É escritor. Foi selecionado em 2012 pela revista britânica "Granta" como um dos 20 romancistas brasileiros mais promissores com menos de 40 anos.
Turismo capilar
Nos últimos anos, uma rotina de viagens cada vez mais longas fez com que eu passasse a cortar o cabelo sempre fora do Brasil. Abandonei a estável relação que tive com barbeiros de nomes como Péricles e Kléber para aventurar-me na roleta da tesoura desconhecida. Como certa vez escreveu Alan Pauls, "cada salão que não se conhece e no qual se aventura é um perigo e uma esperança, uma promessa e uma armadilha". Destaco aqui alguns relatos desse constante flerte com a desaparição.
Madri
No boêmio bairro de Malasaña, fica a Corta Cabeza. Descendo pela Corredera Baja de San Pablo, depois de um lauto almoço e alguns mojitos, vejo a fachada em estilo industrial e decido entrar. Sou sempre atravessado pela decisão de cortar o cabelo na viagem de forma imperiosa, como se vivesse um daqueles raros momentos de iluminação. A certeza que acompanha cada passo. Eles tinham horário, era o meio de uma tarde calorenta de terça-feira.

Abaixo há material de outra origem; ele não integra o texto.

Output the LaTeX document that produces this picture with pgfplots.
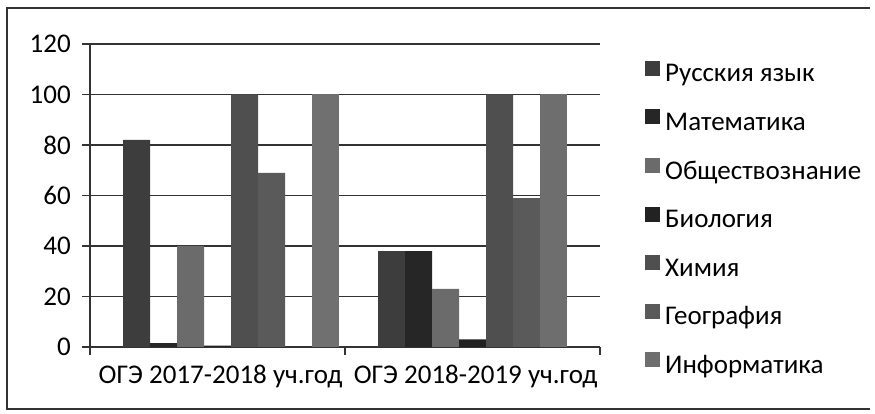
\documentclass[border=0pt]{standalone}
\usepackage{pgfplots}
\pgfplotsset{compat=1.18}
\usepackage{fontspec}
\setmainfont{Carlito}
\definecolor{s1}{HTML}{3D3D3D}
\definecolor{s2}{HTML}{262626}
\definecolor{s3}{HTML}{6B6B6B}
\definecolor{s4}{HTML}{222222}
\definecolor{s5}{HTML}{4F4F4F}
\definecolor{s6}{HTML}{5A5A5A}
\definecolor{s7}{HTML}{6E6E6E}
\definecolor{s8}{HTML}{707070}
\definecolor{ln}{HTML}{333333}
\begin{document}
\begin{tikzpicture}[font=\fontsize{27}{32}\selectfont]
\useasboundingbox (0,0) rectangle (875pt,414pt);
\draw[ln, line width=1.6pt] (870pt,406pt) -- (7pt,406pt) -- (7pt,5pt) -- (870pt,5pt);
\begin{axis}[
  at={(90pt,67pt)}, anchor=south west,
  scale only axis, width=510pt, height=303pt,
  ybar=0pt, bar width=27pt,
  xmin=-0.5, xmax=1.5, ymin=0, ymax=120,
  xtick={0,1},
  xticklabels={ОГЭ 2017-2018 уч.год, ОГЭ 2018-2019 уч.год},
  minor xtick={-0.5,0.5,1.5},
  ytick={0,20,...,120},
  axis x line*=bottom, axis y line*=left,
  axis line style={draw=ln, line width=1.3pt, -},
  ymajorgrids, grid style={draw=ln, line width=1.3pt},
  tick align=outside, major tick length=8pt, minor tick length=8pt,
  major x tick style={draw=none},
  minor x tick style={draw=ln, line width=1.3pt},
  major y tick style={draw=ln, line width=1.3pt},
  /pgf/number format/assume math mode=true,
  yticklabel style={font=\fontsize{27}{32}\selectfont, inner sep=0pt, xshift=-11pt},
  xticklabel style={font=\fontsize{27}{32}\selectfont, inner sep=0pt, yshift=-10pt, xshift=3pt},
  legend style={at={(1.0882,0.945)}, anchor=north west, draw=none, fill=none,
    inner sep=0pt, row sep=21.6pt,
    nodes={inner sep=0pt, text height=18pt, text depth=6pt, font=\fontsize{27}{32}\selectfont},
    /tikz/every odd column/.append style={column sep=5pt}},
  legend cell align=left,
  legend image code/.code={\fill[#1,draw=none] (0pt,0pt) rectangle (15pt,15pt);},
]
\addplot[fill=s1, draw=none] coordinates {(0,82) (1,38)};
\addlegendentry{Русския язык}
\addplot[fill=s2, draw=none] coordinates {(0,1.5) (1,38)};
\addlegendentry{Математика}
\addplot[fill=s3, draw=none] coordinates {(0,40) (1,23)};
\addlegendentry{Обществознание}
\addplot[fill=s4, draw=none] coordinates {(0,0.5) (1,3)};
\addlegendentry{Биология}
\addplot[fill=s5, draw=none] coordinates {(0,100) (1,100)};
\addlegendentry{Химия}
\addplot[fill=s6, draw=none] coordinates {(0,69) (1,59)};
\addlegendentry{География}
\addplot[fill=s7, draw=none] coordinates {(1,100)};
\addlegendentry{Информатика}
\addplot[fill=s8, draw=none, forget plot] coordinates {(0,100)};
\end{axis}
\end{tikzpicture}
\end{document}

Quem lavou a minha cabeça foi uma bela travesti filipina com 1,80 m e mãos firmes. Meditar de olhos fechados enquanto um desconhecido entrelaça os dedos pelos seus cabelos molhados com água quente e xampu é um dos grandes prazeres da vida, inclusive superior à toalha morna que antecipa o toque da lâmina no rosto. Meu barbeiro foi um anão. Quando sentei na poltrona de couro negro, seu rosto ficou exatamente na altura da minha cabeça. Atmosfera almodovariana à parte, foi o melhor repicado que tive em anos. A Corta Cabeza diz em seu site (cortacabeza.com): "Somos fabricantes de beleza". Digamos que, em mim, eles tentaram com bravura.
Berlim
O Bernardo Carvalho já escreveu sobre ele, mas creio que o conheci primeiro. Trata-se do barbeiro comunista de Neuköln, cujo negócio tem como símbolo a foice e a tesoura no lugar no martelo. O lugar fica no coração do bairro de imigrantes turcos e árabes, centro do aparentemente inesgotável debate sobre gentrificação que domina a cidade. É um salão com apenas uma cadeira, paredes desbotadas e quadros "naïf" francamente horríveis pendurados na parede. Quando perguntei em inglês se ele tinha horário, me olhou com má vontade e disse: "Volte às seis da tarde. E lave o cabelo!".
Três horas depois, lá eu estava de novo, sentado com um lençol branco sobre o colo ouvindo um disco de rock industrial. O homem, um tipo de 45 anos, camiseta rasgada e cabelos esvoaçados, se desentendeu com o cortador elétrico e jogou-o no chão. Gritou com a assistente, que, desconfio, também era sua mulher. Chutou um balde de lixo no cachorro que dormia esparramado num canto. O cachorro latiu. Como eu não falo alemão, sorri em desespero. Depois, o homem monologou contra Berlim, a Alemanha, os turistas, os preços dos aluguéis e o aburguesamento do bairro enquanto gentrificava minhas madeixas com um corte à la Playmobil. Conversamos sobre música e arte contemporânea. Escrevendo este texto, descubro em obituário do jornal "Tagesspiegel" que ele morreu em agosto deste ano. Enfartou com a tesoura na mão.
Buenos Aires
O Rojo é o salão hipster quase-fora-de-moda da cidade, onde estrelas do rock e "wannabes" em geral cuidam de seus mullets e franjinhas há duas décadas. O Rojo original fica em Caballito, mas para usufruir do espetáculo completo, recomendo a unidade de Palermo Viejo, na Calle Malabia 1.931. Após a lavagem -no teto, telas exibiam um clipe hipnótico e sensual que se repetiu dezenas de vezes-, uma diligente funcionária me levou pela mão até a sala principal. Ali está a magia do lugar. As duas paredes de espelhos, cortadas por faixas de LED em movimento multicolor, refletem-se num jogo infinito. De cada lugar, você é capaz de ver seu rosto e suas costas, assim como o rosto e as costas de todas as outras pessoas, tudo multiplicado até a dissolução. É como entrar dentro de um caleidoscópio.
Se nas milongas e cafeterias de Buenos Aires os espelhos evocam metafísica, esse aquário de reflexos desperta curiosidades e tremores em partes inferiores do abdômen. Enquanto sentem a suave mordida da tesoura contra seus couros cabeludos, os clientes portenhos se miram. E se miram. E se miram. E se miram.